== The records ==

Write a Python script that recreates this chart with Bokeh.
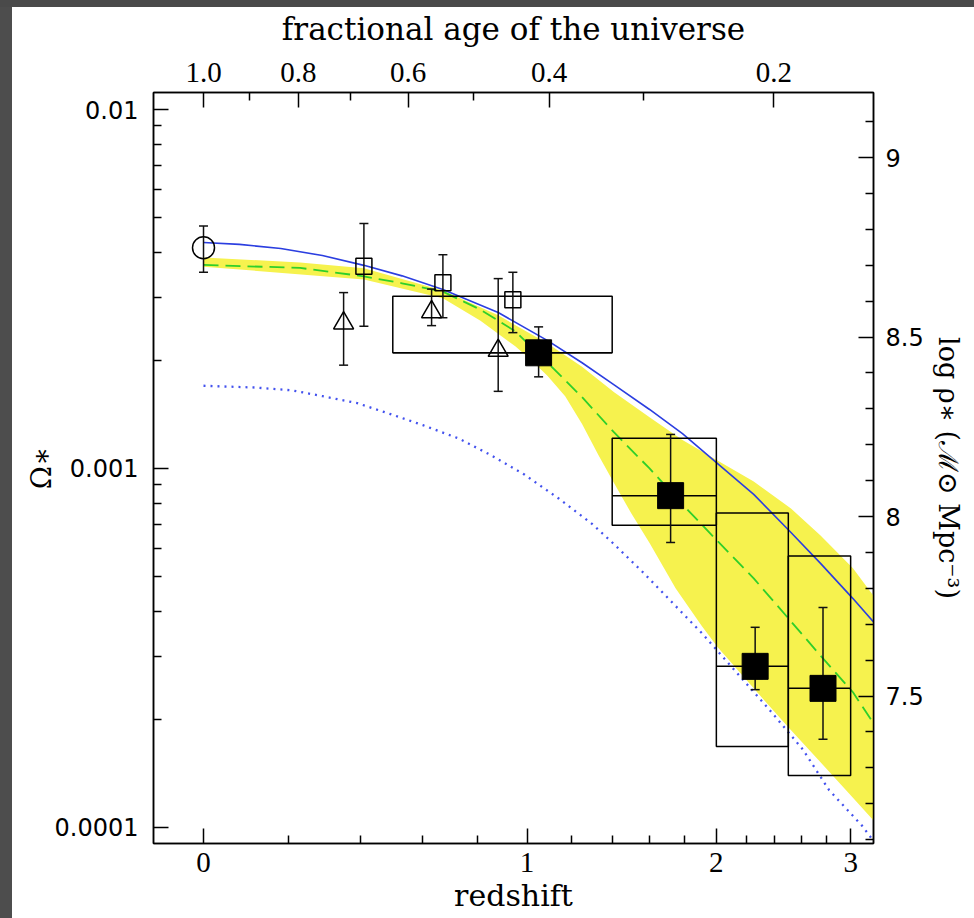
import math
from bokeh.plotting import figure
from bokeh.models import FixedTicker, LogAxis, LinearAxis, Range1d, Spacer, LinearScale
from bokeh.layouts import column, row
from bokeh.embed import file_html
from bokeh.resources import INLINE

# ---------------- data ----------------
# model curves: redshift z and Omega_* values
blue_z = [0, 0.08, 0.18, 0.29, 0.41, 0.53, 0.67, 0.88, 1.09, 1.25, 1.41, 1.60, 1.79, 2.01, 2.25,
          2.52, 2.75, 3.02, 3.22]
blue_val = [4.26e-3, 4.21e-3, 4.10e-3, 3.92e-3, 3.68e-3, 3.44e-3, 3.15e-3, 2.72e-3, 2.27e-3, 1.97e-3,
            1.71e-3, 1.46e-3, 1.25e-3, 1.03e-3, 8.47e-4, 6.63e-4, 5.44e-4, 4.34e-4, 3.68e-4]

green_z = [0, 0.23, 0.41, 0.53, 0.67, 0.81, 0.95, 1.09, 1.25, 1.41, 1.60, 1.79, 2.01, 2.25, 2.52,
           2.75, 3.02, 3.22]
green_val = [3.69e-3, 3.62e-3, 3.43e-3, 3.28e-3, 3.11e-3, 2.77e-3, 2.41e-3, 1.97e-3, 1.58e-3, 1.26e-3,
             1.00e-3, 7.94e-4, 6.26e-4, 4.94e-4, 3.75e-4, 3.01e-4, 2.38e-4, 1.91e-4]

dot_z = [0, 0.12, 0.21, 0.29, 0.39, 0.49, 0.60, 0.73, 0.85, 0.99, 1.14, 1.30, 1.41, 1.57, 1.91, 2.12,
         2.36, 2.61, 2.82, 3.10, 3.22]
dot_val = [1.70e-3, 1.68e-3, 1.65e-3, 1.59e-3, 1.52e-3, 1.42e-3, 1.32e-3, 1.21e-3, 1.09e-3, 9.6e-4,
           8.25e-4, 7.0e-4, 6.15e-4, 5.10e-4, 3.47e-4, 2.74e-4, 2.13e-4, 1.65e-4, 1.27e-4, 1.01e-4, 9.0e-5]

band_up_z = [0, 0.23, 0.41, 0.67, 0.88, 1.09, 1.25, 1.41, 1.60, 1.79, 2.01, 2.25, 2.52, 2.75, 3.02, 3.22]
band_up = [3.87e-3, 3.75e-3, 3.61e-3, 3.13e-3, 2.67e-3, 2.23e-3, 1.92e-3, 1.63e-3, 1.39e-3, 1.20e-3,
           1.05e-3, 9.2e-4, 7.74e-4, 6.51e-4, 5.27e-4, 4.34e-4]
band_lo_z = [0, 0.41, 0.67, 0.81, 0.95, 1.02, 1.09, 1.17, 1.25, 1.33, 1.41, 1.50, 1.60, 1.75, 1.91,
             2.01, 2.25, 2.50, 2.75, 3.0, 3.22]
band_lo = [3.65e-3, 3.36e-3, 2.98e-3, 2.58e-3, 2.19e-3, 2.00e-3, 1.81e-3, 1.59e-3, 1.33e-3, 1.09e-3,
           9.1e-4, 7.5e-4, 6.2e-4, 4.63e-4, 3.63e-4, 3.17e-4, 2.44e-4, 1.90e-4, 1.52e-4, 1.23e-4, 1.03e-4]

# data points
circ_z, circ_val, circ_lo, circ_hi = [0.0], [4.12e-3], [3.52e-3], [4.74e-3]
osq_z = [0.41, 0.67, 0.94]
osq_val = [3.66e-3, 3.29e-3, 2.95e-3]
osq_lo = [2.49e-3, 2.63e-3, 2.39e-3]
osq_hi = [4.81e-3, 3.94e-3, 3.52e-3]
tri_z = [0.35, 0.63, 0.88]
tri_val = [2.54e-3, 2.73e-3, 2.13e-3]
tri_lo = [1.94e-3, 2.50e-3, 1.64e-3]
tri_hi = [3.09e-3, 3.16e-3, 3.38e-3]
fsq_z = [1.05, 1.72, 2.26, 2.77]
fsq_val = [2.10e-3, 8.4e-4, 2.81e-4, 2.44e-4]
fsq_lo = [1.80e-3, 6.22e-4, 2.42e-4, 1.76e-4]
fsq_hi = [2.48e-3, 1.244e-3, 3.61e-4, 4.10e-4]

# boxes
box_z0 = [0.5, 1.4, 2.0, 2.5]
box_z1 = [1.4, 2.0, 2.5, 3.0]
box_bot = [2.10e-3, 6.95e-4, 1.68e-4, 1.395e-4]
box_top = [3.02e-3, 1.214e-3, 7.51e-4, 5.70e-4]
box_mid = [2.10e-3, 8.4e-4, 2.81e-4, 2.44e-4]

# ticks / labels
z_major = [0, 1, 2, 3]
z_major_labels = ["0", "1", "2", "3"]
z_minor = [0.2, 0.4, 0.6, 0.8, 1.2, 1.4, 1.6, 1.8, 2.2, 2.4, 2.6, 2.8]
age_major = [1.0, 0.8, 0.6, 0.4, 0.2]
age_major_labels = ["1.0", "0.8", "0.6", "0.4", "0.2"]
age_minor = [0.9, 0.7, 0.5, 0.3]
om_major = [1e-4, 1e-3, 1e-2]
om_major_labels = ["0.0001", "0.001", "0.01"]
rho_major = [7.5, 8.0, 8.5, 9.0]
rho_major_labels = ["7.5", "8", "8.5", "9"]

# ---------------- scales ----------------
X0, X1 = 0.8984, 4.2007        # 1+z at frame edges
Y0, Y1 = 9.02e-5, 1.1153e-2    # Omega at frame edges
RHO_OFF = 11.134               # log rho = log Omega + offset (h=0.7)
OM_L, OM_M = 0.7, 0.3


def opz(zs):
    return [1.0 + z for z in zs]


def age_to_opz(a):
    s = math.sqrt(OM_L / OM_M)
    A = math.asinh(s)
    return (math.sinh(a * A) / s) ** (-2.0 / 3.0)


p = figure(width=962, height=911, x_axis_type="log", y_axis_type="log",
           x_range=Range1d(X0, X1), y_range=Range1d(Y0, Y1),
           output_backend="svg", toolbar_location=None,
           min_border_left=141, min_border_right=101, min_border_top=85, min_border_bottom=75)
p.background_fill_color = "white"
p.border_fill_color = "white"
p.outline_line_color = "black"
p.outline_line_width = 1.5
p.xgrid.visible = False
p.ygrid.visible = False

TITLE_FONT = "DejaVu Serif"


def style(ax, font, size):
    ax.axis_line_color = "black"
    ax.axis_line_width = 1.5
    ax.major_tick_line_color = "black"
    ax.major_tick_line_width = 1.5
    ax.minor_tick_line_color = "black"
    ax.minor_tick_line_width = 1.5
    ax.major_tick_in = 15
    ax.major_tick_out = 0
    ax.minor_tick_in = 8
    ax.minor_tick_out = 0
    ax.major_label_text_font = font
    ax.major_label_text_font_size = size
    ax.major_label_text_color = "black"
    ax.axis_label_text_font = TITLE_FONT
    ax.axis_label_text_font_size = "31px"
    ax.axis_label_text_font_style = "normal"
    ax.axis_label_text_color = "black"


# bottom axis: redshift
bx = p.xaxis[0]
bx.ticker = FixedTicker(ticks=opz(z_major), minor_ticks=opz(z_minor))
bx.major_label_overrides = {1.0 + z: lab for z, lab in zip(z_major, z_major_labels)}
bx.axis_label = "redshift"
style(bx, "Liberation Serif", "29px")
bx.axis_label_text_font_size = "30px"
bx.major_label_standoff = 9
bx.axis_label_standoff = 3

# left axis: Omega
ly = p.yaxis[0]
ly.ticker = FixedTicker(ticks=om_major,
                        minor_ticks=[k * 10.0 ** e for e in (-5, -4, -3) for k in range(2, 10)])
ly.major_label_overrides = {v: lab for v, lab in zip(om_major, om_major_labels)}
ly.axis_label = "Ω∗"
style(ly, "DejaVu Sans", "24px")
ly.axis_label_text_font_size = "28px"
ly.major_label_standoff = 15
ly.axis_label_standoff = -6

# top axis: fractional age
age_pos = [age_to_opz(a) for a in age_major]
tx = LogAxis(ticker=FixedTicker(ticks=age_pos, minor_ticks=[age_to_opz(a) for a in age_minor]),
             major_label_overrides={v: lab for v, lab in zip(age_pos, age_major_labels)},
             axis_label="fractional age of the universe")
style(tx, "Liberation Serif", "29px")
tx.major_label_standoff = 11
tx.axis_label_standoff = 13
p.add_layout(tx, "above")

# right axis: log rho (linear scale)
p.extra_y_ranges = {"rho": Range1d(math.log10(Y0) + RHO_OFF, math.log10(Y1) + RHO_OFF)}
p.extra_y_scales = {"rho": LinearScale()}
rho_minor = [round(7.0 + 0.1 * i, 1) for i in range(1, 22)]
rho_minor = [v for v in rho_minor if v not in rho_major]
ry = LinearAxis(y_range_name="rho", ticker=FixedTicker(ticks=rho_major, minor_ticks=rho_minor),
                major_label_overrides={v: lab for v, lab in zip(rho_major, rho_major_labels)},
                axis_label="log ρ∗ (ℳ⊙ Mpc⁻³)")
style(ry, "DejaVu Sans", "24px")
ry.axis_label_text_font_size = "27px"
ry.major_label_standoff = 12
ry.axis_label_standoff = 6
p.add_layout(ry, "right")

# ---------------- glyphs ----------------
p.patch(opz(band_up_z) + opz(band_lo_z)[::-1], band_up + band_lo[::-1],
        fill_color="#f6f24e", line_color=None)

p.line(opz(dot_z), dot_val, line_color="#4352ee", line_width=2.3, line_dash="2 5")
p.line(opz(green_z), green_val, line_color="#2fcf2a", line_width=1.8, line_dash="15 7")
p.line(opz(blue_z), blue_val, line_color="#2b3ee0", line_width=1.6)

p.quad(left=opz(box_z0), right=opz(box_z1), bottom=box_bot, top=box_top,
       fill_color=None, line_color="black", line_width=1.5)
p.segment(x0=opz(box_z0), y0=box_mid, x1=opz(box_z1), y1=box_mid,
          line_color="black", line_width=1.5)

EB = "#111111"
for zs, lo, hi in [(circ_z, circ_lo, circ_hi), (osq_z, osq_lo, osq_hi),
                   (tri_z, tri_lo, tri_hi), (fsq_z, fsq_lo, fsq_hi)]:
    xs = opz(zs)
    p.segment(x0=xs, y0=lo, x1=xs, y1=hi, line_color=EB, line_width=1.5)
    p.scatter(xs, lo, marker="dash", size=9, line_color=EB, line_width=1.5)
    p.scatter(xs, hi, marker="dash", size=9, line_color=EB, line_width=1.5)

p.scatter(opz(circ_z), circ_val, marker="circle", size=22, fill_color=None,
          line_color="black", line_width=1.5)
p.scatter(opz(osq_z), osq_val, marker="square", size=16, fill_color=None,
          line_color="black", line_width=1.5)
p.scatter(opz(tri_z), tri_val, marker="triangle", size=20, fill_color=None,
          line_color="black", line_width=1.5)
p.scatter(opz(fsq_z), fsq_val, marker="square", size=26, fill_color="black",
          line_color="black", line_width=1)

top_strip = Spacer(width=974, height=7, styles={"background-color": "#4a4a4a"})
left_strip = Spacer(width=12, height=911, styles={"background-color": "#4d4d4d"})
layout = column(top_strip, row(left_strip, p))

open("out.html", "w").write(file_html(layout, INLINE))
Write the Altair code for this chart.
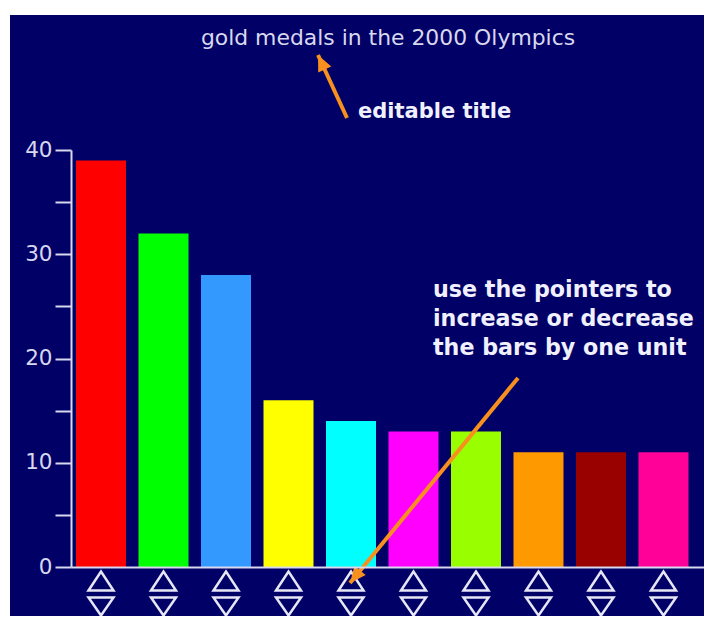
import altair as alt
import pandas as pd

# ---- data ----
categories = ["1", "2", "3", "4", "5", "6", "7", "8", "9", "10"]
gold_medals = [39, 32, 28, 16, 14, 13, 13, 11, 11, 11]
bar_colors = ["#FF0000", "#00FF00", "#3399FF", "#FFFF00", "#00FFFF",
              "#FF00FF", "#99FF00", "#FF9900", "#990000", "#FF0099"]
y_ticks = [0, 5, 10, 15, 20, 25, 30, 35, 40]
title_text = ["gold medals in the 2000 Olympics"]
note_title = ["editable title"]
note_pointers = ["use the pointers to\nincrease or decrease\nthe bars by one unit"]

NAVY = "#000066"
LAV = "#D8D8EE"
ORANGE = "#F7901E"
FONT = "DejaVu Sans"

df = pd.DataFrame({"cat": categories, "value": gold_medals})
one = pd.DataFrame({"k": [0]})

xscale = alt.Scale(domain=categories, paddingInner=0.2, paddingOuter=0.164, align=0.244)

background = alt.Chart(one).mark_rect(color=NAVY).encode(
    x=alt.value(-61), x2=alt.value(640), y=alt.value(-135), y2=alt.value(480)
)

bars = alt.Chart(df).mark_bar(size=50).encode(
    x=alt.X("cat:N", scale=xscale, sort=categories,
            axis=alt.Axis(labels=False, ticks=False, title=None, domainColor=LAV,
                          domainWidth=2, zindex=1)),
    y=alt.Y("value:Q", scale=alt.Scale(domain=[0, 40], nice=False),
            axis=alt.Axis(values=y_ticks, title=None, grid=False, zindex=1,
                          labelExpr="datum.value % 10 == 0 ? datum.label : ''",
                          tickSize=16, tickWidth=2, tickColor=LAV,
                          domainColor=LAV, domainWidth=2,
                          labelColor=LAV, labelFont=FONT, labelFontSize=21.5,
                          labelPadding=3)),
    color=alt.Color("cat:N", scale=alt.Scale(domain=categories, range=bar_colors),
                    legend=None),
)

UP = "M-1,0.76L0,-0.76L1,0.76Z"
DOWN = "M-1,-0.72L1,-0.72L0,0.72Z"

up_ptr = alt.Chart(df).mark_point(shape=UP, size=625, filled=False, color="#E6E6F6",
                                  strokeWidth=2.5, opacity=1).encode(
    x=alt.X("cat:N", scale=xscale, sort=categories), y=alt.value(431)
)
down_ptr = alt.Chart(df).mark_point(shape=DOWN, size=625, filled=False, color="#E6E6F6",
                                    strokeWidth=2.5, opacity=1).encode(
    x=alt.X("cat:N", scale=xscale, sort=categories), y=alt.value(456.5)
)

HEAD = "M0,0L-0.9,2L0.9,2Z"

def arrow(x1, y1, x2, y2, ang):
    line = alt.Chart(one).mark_rule(color=ORANGE, strokeWidth=4).encode(
        x=alt.value(x1), y=alt.value(y1), x2=alt.value(x2), y2=alt.value(y2))
    head = alt.Chart(one).mark_point(shape=HEAD, size=256, filled=True, color=ORANGE,
                                     opacity=1, angle=ang).encode(
        x=alt.value(x2), y=alt.value(y2))
    return line + head

arrow1 = arrow(276, -32, 247, -95, 335)
arrow2 = arrow(447, 228, 279, 433, 219)

title = alt.Chart(pd.DataFrame({"t": title_text})).mark_text(
    font=FONT, fontSize=21.9, fontWeight="normal", color=LAV,
    align="center", baseline="alphabetic").encode(
    text="t:N", x=alt.value(317), y=alt.value(-105))

txt1 = alt.Chart(pd.DataFrame({"t": note_title})).mark_text(
    font=FONT, fontSize=21, fontWeight="bold", color="#F0F0FF",
    align="left", baseline="alphabetic").encode(
    text="t:N", x=alt.value(287), y=alt.value(-32))

txt2 = alt.Chart(pd.DataFrame({"t": note_pointers})).mark_text(
    font=FONT, fontSize=22.2, fontWeight="bold", color="#F0F0FF",
    align="left", baseline="alphabetic", lineBreak="\n", lineHeight=29).encode(
    text="t:N", x=alt.value(362), y=alt.value(147))

chart = alt.layer(
    background, bars, up_ptr, down_ptr, arrow1, arrow2, title, txt1, txt2
).properties(
    width=633, height=417,
    autosize=alt.AutoSizeParams(type="none"),
    padding={"left": 63, "top": 142, "right": 0, "bottom": 49},
    background="white",
).configure_view(strokeWidth=0)

chart.save("out.html", embed_options={"renderer": "svg", "actions": False})
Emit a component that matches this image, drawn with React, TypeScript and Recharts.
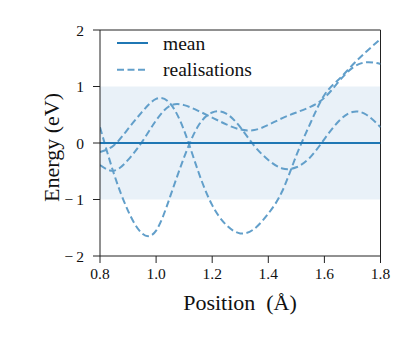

===

Copy exactly the stretch of lines from the one containing "Write the Altair code for this chart." through the one containing "import pandas as pd", both included. Leave out any pictures.

### Exercise result
Write the Altair code for this chart.
import altair as alt
import pandas as pd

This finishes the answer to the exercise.